Monitoring etcd was essential. I set up Prometheus metrics collection and Grafana dashboards that tracked leader elections, proposal failures, and disk fsync latencies. A spike in any of these metrics was an early warning sign of infrastructure issues.

Keepalived and Virtual IPs

Keepalived ran on the HAProxy nodes and on a pair of PgBouncer nodes, managing virtual IP addresses for each service. The VRRP protocol provided sub-second failover for the network layer, which was critical for maintaining the user experience during node failures.

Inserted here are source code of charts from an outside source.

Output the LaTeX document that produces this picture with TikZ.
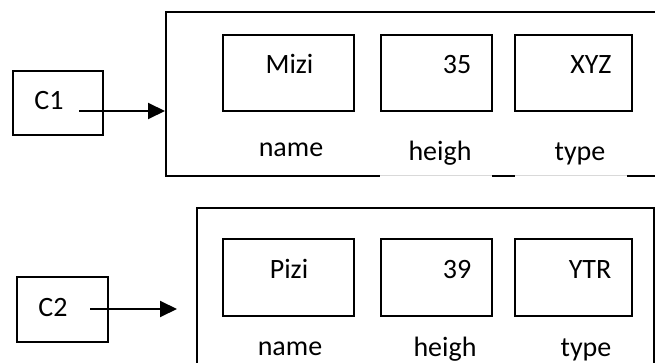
\documentclass[tikz,border=0pt]{standalone}
\usepackage{fontspec}
\setmainfont{Carlito}
\usetikzlibrary{arrows.meta}
\tikzset{
  box/.style={draw, line width=2pt, rectangle, inner sep=0pt},
  lbl/.style={inner sep=0pt, anchor=base, font=\fontsize{28}{30}\selectfont},
  link/.style={line width=2pt, -{Triangle[length=17pt,width=16pt]}},
}
\begin{document}
\begin{tikzpicture}[x=1pt, y=-1pt]
\clip (0,0) rectangle (655,363);
\fill[white] (0,0) rectangle (655,363);

% ---- object C1 ----
\node[box, minimum width=90pt, minimum height=64pt] (c1) at (58,103) {};
\node[lbl] (c1t) at (49,110) {C1};
\node[box, minimum width=500pt, minimum height=164pt, anchor=north west] (obj1) at (165,11) {};
% bottom edge of the object, partly hidden behind the field captions
\fill[white] (380,172) rectangle (492,177);
\fill[white] (515,172) rectangle (627,177);
\draw[gray!30, line width=0.8pt] (380,175) -- (492,175) (515,175) -- (627,175);
\coordinate (s1) at (79,111);
\draw[link] (s1) -- (s1 -| obj1.west);

\node[box, minimum width=131pt, minimum height=76pt] (f11) at (288.5,73) {};
\node[box, minimum width=111pt, minimum height=76pt] (f12) at (436.5,73) {};
\node[box, minimum width=117pt, minimum height=76pt] (f13) at (573.5,73) {};
\node[lbl] (v11) at (289.5,74) {Mizi};
\node[lbl] (v12) at (457,74) {35};
\node[lbl] (v13) at (591,74) {XYZ};
\node[lbl] (n11) at (291,157) {name};
\node[lbl] (n12) at (440,161) {heigh};
\node[lbl] (n13) at (580,161) {type};

% ---- object C2 ----
\node[box, minimum width=91pt, minimum height=65pt] (c2) at (62.5,309.5) {};
\node[lbl] (c2t) at (53,316) {C2};
\node[box, minimum width=457pt, minimum height=200pt, anchor=north west] (obj2) at (196,207) {};
\coordinate (s2) at (90,309);
\coordinate (e2) at (177,309);
\draw[link] (s2) -- (e2);

\node[box, minimum width=131pt, minimum height=77pt] (f21) at (288.5,277.5) {};
\node[box, minimum width=111pt, minimum height=77pt] (f22) at (436.5,277.5) {};
\node[box, minimum width=117pt, minimum height=77pt] (f23) at (573.5,277.5) {};
\node[lbl] (v21) at (289,278) {Pizi};
\node[lbl] (v22) at (457,278) {39};
\node[lbl] (v23) at (590,278) {YTR};
\node[lbl] (n21) at (290,355) {name};
\node[lbl] (n22) at (445,356) {heigh};
\node[lbl] (n23) at (586,356) {type};
\end{tikzpicture}
\end{document}
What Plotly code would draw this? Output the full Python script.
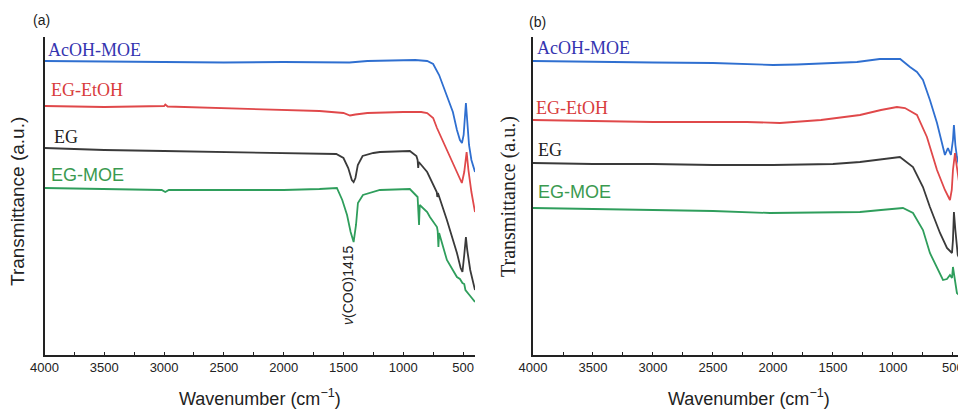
import plotly.graph_objects as go

W, H = 958, 409

# ---------------- Panel (a) data ----------------
a_blue_w = [4000,3500,3000,2700,2500,2000,1500,1450,1300,1000,900,800,750,700,668,635,610,585,551,526,509,495,476,465,450,430,400]
a_blue_t = [294,293.5,293,292.5,292.5,293,293,292.5,294,295,295,294,291,280,270,260,252,243,225,215,212,220,252,230,210,195,183]

a_red_w = [4000,3500,3000,2990,2970,2500,2000,1700,1500,1445,1400,1300,1000,850,800,750,718,680,635,590,551,526,510,490,470,455,430,400]
a_red_t = [249,248,249,250.5,248.5,247,245,244,242,239.5,240.5,242,243,243,242,237,227,217,205,193,182,175,172,183,203,185,163,143]

a_black_w = [4000,3500,3000,2500,2000,1700,1560,1500,1460,1430,1415,1400,1380,1340,1250,1195,1000,945,890,880,875,870,800,740,720,715,710,635,551,520,505,490,476,465,440,400]
a_black_t = [207,205,204,203,202,201,201,197,187,175,173,177,190,199,202,203,204,204,199,195,187,193,183,169,163,158,162,135,102,87,83,100,118,105,85,65]

a_green_w = [4000,3500,3020,2990,2960,2500,2000,1700,1555,1510,1470,1440,1415,1395,1379,1337,1195,945,890,880,868,862,800,777,718,712,706,700,635,551,526,505,490,480,440,400]
a_green_t = [167,166,165,163,165,165,165,166,167,155,140,123,113,130,152,160,165,166,160,158,130,150,143,138,128,124,108,122,95,78,76,72,71,65,59,53]

# ---------------- Panel (b) data ----------------
b_blue_w = [4000,3500,3000,2500,2000,1800,1500,1300,1110,940,858,800,750,692,633,592,567,542,517,500,492,480,467,440,400]
b_blue_t = [294,293,292.5,292,290,290.5,292,293,296,296,288,283,275,255,232,212,200,207,200,215,230,210,198,185,175]

b_red_w = [4000,3500,3000,2500,2217,1942,1600,1275,1100,967,900,800,717,633,567,525,510,500,483,470,440,400]
b_red_t = [235,234,233,233,233,232,235,240,245,248,247,240,218,185,165,155,165,185,202,190,165,145]

b_black_w = [4000,3500,3000,2500,2000,1500,1275,1100,942,833,750,692,608,550,508,500,492,480,460,400]
b_black_t = [192,191,191,190,190,191,193,196,198,188,168,148,122,107,102,115,143,125,100,85]

b_green_w = [4000,3500,3050,2500,2025,1700,1383,1275,1100,917,833,750,692,633,583,550,525,508,500,490,467,400]
b_green_t = [147,146,145,144,142,142.5,143,143,145,147,142,125,102,88,75,76,80,77,88,80,62,55]

series_names = ["AcOH-MOE", "EG-EtOH", "EG", "EG-MOE"]
line_colors = ["#2f6fd0", "#e0484a", "#3a3a3a", "#2f9e5c"]
label_colors = ["#3535b0", "#d83c3c", "#222222", "#3a9a50"]
label_fonts = ["Liberation Serif", "Liberation Serif", "Liberation Serif", "Liberation Sans"]

x_ticks = [4000, 3500, 3000, 2500, 2000, 1500, 1000, 500]

fig = go.Figure()
panel_a = [(a_blue_w, a_blue_t), (a_red_w, a_red_t), (a_black_w, a_black_t), (a_green_w, a_green_t)]
panel_b = [(b_blue_w, b_blue_t), (b_red_w, b_red_t), (b_black_w, b_black_t), (b_green_w, b_green_t)]
for i, (w, t) in enumerate(panel_a):
    fig.add_trace(go.Scatter(x=w, y=t, mode="lines", name=series_names[i],
                             line=dict(color=line_colors[i], width=1.8),
                             xaxis="x", yaxis="y", showlegend=False))
for i, (w, t) in enumerate(panel_b):
    fig.add_trace(go.Scatter(x=w, y=t, mode="lines", name=series_names[i],
                             line=dict(color=line_colors[i], width=1.8),
                             xaxis="x2", yaxis="y2", showlegend=False))

ydom = [54 / H, 372 / H]
xcommon = dict(showline=True, linecolor="#222", linewidth=1.5, showgrid=False, zeroline=False,
               automargin=False, ticklabeloverflow="allow",
               ticks="inside", ticklen=3, tickcolor="#222", tickvals=x_ticks,
               tickfont=dict(family="Liberation Sans, Arial", size=13, color="#222"),
               minor=dict(ticks="inside", ticklen=3, dtick=250, tickcolor="#222"))
ycommon = dict(showline=True, linecolor="#222", linewidth=1.5, showgrid=False, zeroline=False,
               automargin=False,
               showticklabels=False, ticks="", range=[0, 318], domain=ydom)

fig.update_layout(
    template="none",
    width=W, height=H, margin=dict(l=0, r=0, t=0, b=0, pad=0),
    plot_bgcolor="white", paper_bgcolor="white",
    xaxis=dict(domain=[44.5 / W, 475 / W], range=[4000, 400], anchor="y", **xcommon),
    xaxis2=dict(domain=[533 / W, 1.0], range=[4000, 458], anchor="y2", **xcommon),
    yaxis=dict(anchor="x", **ycommon),
    yaxis2=dict(anchor="x2", **ycommon),
)

def px(x, y):
    return x / W, 1 - y / H

ann = []
def add(text, x, y, size, color="#222", family="Liberation Sans, Arial", xanchor="center", angle=0):
    xp, yp = px(x, y)
    ann.append(dict(text=text, x=xp, y=yp, xref="paper", yref="paper", showarrow=False,
                    xanchor=xanchor, yanchor="middle", textangle=angle,
                    font=dict(family=family, size=size, color=color)))

# series labels
label_pos_a = [(46, 50), (49, 90), (52, 137), (49, 175)]
label_pos_b = [(535, 48), (534, 108), (536, 150), (536, 192)]
for i in range(4):
    add(series_names[i], *label_pos_a[i], 18, label_colors[i], label_fonts[i], xanchor="left")
    add(series_names[i], *label_pos_b[i], 18, label_colors[i], label_fonts[i], xanchor="left")

add("(a)", 41, 20, 14)
add("(b)", 537, 22, 14)
add("Transmittance (a.u.)", 18, 202, 19, angle=-90)
add("Transmittance (a.u.)", 508, 197, 20, family="Liberation Serif", angle=-90)
add("Wavenumber (cm<sup>−1</sup>)", 260, 397, 18)
add("Wavenumber (cm<sup>−1</sup>)", 749, 397, 18)
add("<i>ν</i>(COO)1415", 348, 285, 14, angle=-90)

fig.update_layout(annotations=ann)
fig.write_html("out.html")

I configured keepalived with custom health check scripts rather than relying on simple port checks. The HAProxy health check script verified that HAProxy was not only running but also had at least one healthy backend server. The PgBouncer health check verified that the pooler could actually reach the PostgreSQL primary.

Putting It All Together

The full request flow looked like this: client traffic hit the keepalived VIP, which pointed to the active HAProxy node. HAProxy terminated SSL, inspected the request, and routed it to the appropriate backend application server. The application server processed the request and, if it needed data, connected to PgBouncer through another keepalived VIP. PgBouncer routed the query to the PostgreSQL primary (or a standby for read-only queries), and the result flowed back through the same path.

Every component in this chain had redundancy. Every failover was automated. And every transition was monitored.

Monitoring and Alerting

Infrastructure without monitoring is just hardware waiting to fail silently. I built a comprehensive monitoring stack using Prometheus for metrics collection, Grafana for visualization, and Alertmanager for notifications.

Key metrics I tracked included HAProxy backend response times, PgBouncer pool utilization, PostgreSQL replication lag, etcd cluster health, and system-level metrics like CPU, memory, and disk I/O. Alerts were configured with severity levels -- a warning for replication lag above 100ms, a critical alert for lag above one second.

Lessons from the Trenches

The biggest lesson was that high availability is not a feature you add -- it is an architecture you design from the start. Retrofitting HA onto a single-server setup is exponentially harder than building it in from day one.

Testing failover scenarios regularly is non-negotiable. We ran monthly "chaos" exercises where we deliberately killed nodes and measured recovery times. Every exercise revealed something new -- a missing callback, a configuration that had drifted, or a monitoring gap.

Documentation was another critical investment. Every runbook, every recovery procedure, and every architecture decision was documented. When an incident happened at 3 AM, I needed to follow a checklist, not debug from scratch.

Finally, simplicity wins. Every additional component in the HA stack is another potential failure point. I resisted the temptation to add more tools and instead focused on making the existing components rock-solid. The stack I described here -- HAProxy, Patroni, PgBouncer, etcd, keepalived -- is well-understood, battle-tested, and maintainable. That matters more than being cutting-edge.